I am raising this not in a narrow context of provincialism but within the broader context of the narrative that has gained currency in the public discourse that; big projects in this country are directed to already affluent provinces.
Honourable Members, in modern politics perception occupies another level of reality and can influence and shape attitudes and behaviour of the people. Related to fundamental perceptions that have gained currency in modern politics is the lack of consequences for corruption, wastage and theft of public resources. How we change that narrative as the ANC is critical to restoring the confidence and trust of our people.

The Criminal Justice System is rated as one of the best in the world based on the supremacy of the constitution. Many cases of alleged corruption are currently before the Criminal Justice System but we must be worried about the emerging culture of politicising corruption and theft by some who seek to make verdict on the allegations of corruption even before the Courts pronounce on such cases.

These are forces that project themselves as paragons of justice and constitutionalism more than anybody in this country. According to newspaper reports, the Deputy Executive Mayor of one of the Metropolitan Councils governed by the anti-ANC coalition is embroiled in serious allegations of corruption.

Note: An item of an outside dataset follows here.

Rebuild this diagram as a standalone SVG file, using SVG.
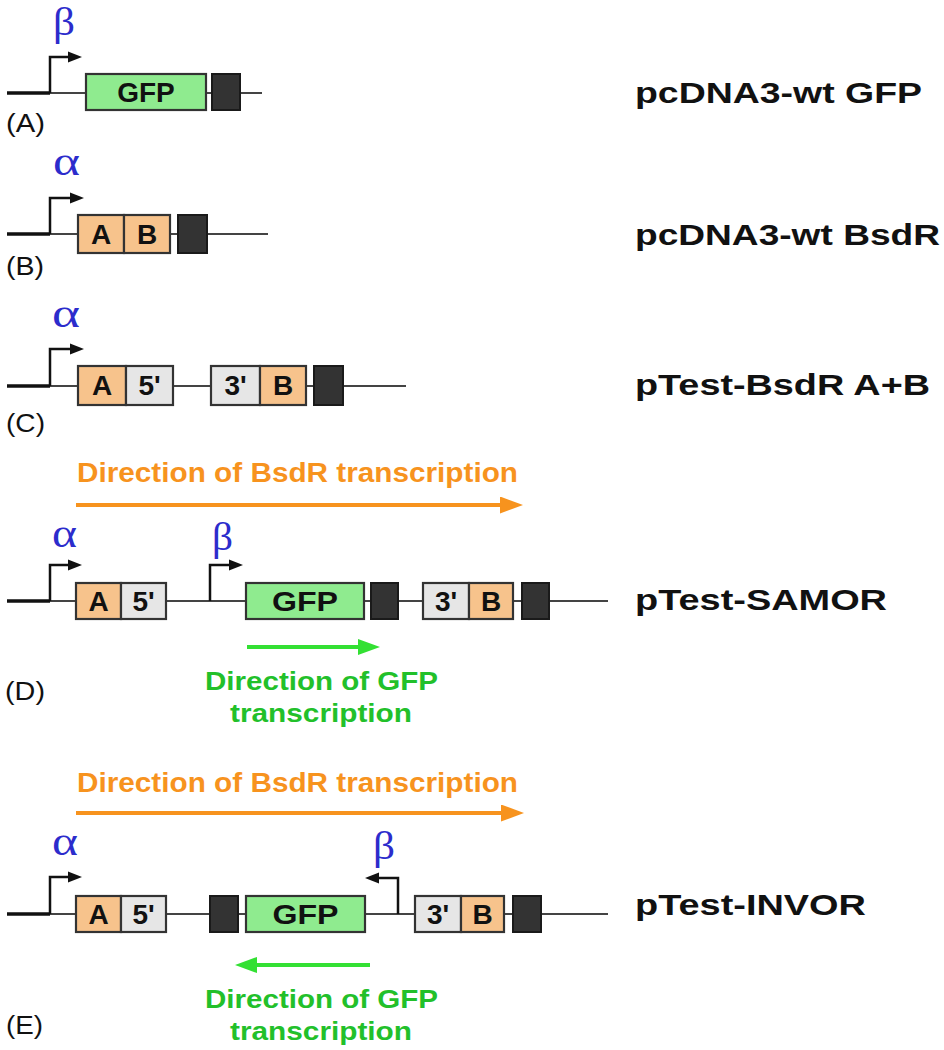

To us as the ANC these are allegations until they are tested in the court of law.

In his Eighteenth Brummaire of Louis Bonaparte Karl Marx reminds us:

"Men makes their own history, they do not make it as they please, they do not make it under self-selected circumstances, but under circumstances existing already, given and transmitted from the past."

We cannot be complacent to the reality that our people are getting impatient, they await with great sense for decisive leadership, action and sense of urgency in attending these challenges in partnership with the State Owned Enterprises and other national departments.

Comrade Deputy President the greatest honour that befit our people on occasions like this is to assure them that we have indeed listened to their voices, we have tested through our own eyes their socio economic plight nothing will stand on our way to address their problems. Our people deserve better.

Comrade Premier Magashule, the persistence of some of the challenges despite genuine interventions by the Free State Provincial Government calls into question the efficacy of planning, monitoring and evaluation systems, and interdepartmental and intergovernmental collaborations. It requires a fundamental rethink in terms of how to realign Operation Hlasela with the government-wide service delivery improvement programme and monitoring and evaluation tool.

The Operation Hlasela as a service delivery improvement programme and monitoring and evaluation tool has the great potential to track bottle-necks during the implementation phase of government policies. This is particularly so as it puts the Provincial Executive and our people in the frontline of monitoring and evaluation.

Our people are impatient with tolerance against poor performance and corruption by politicians and government officials. This tolerance, perceived or real, is the worst form of betrayal of their aspirations and they call on you honourable Premier to declare zero-tolerance against non-performance and corruption.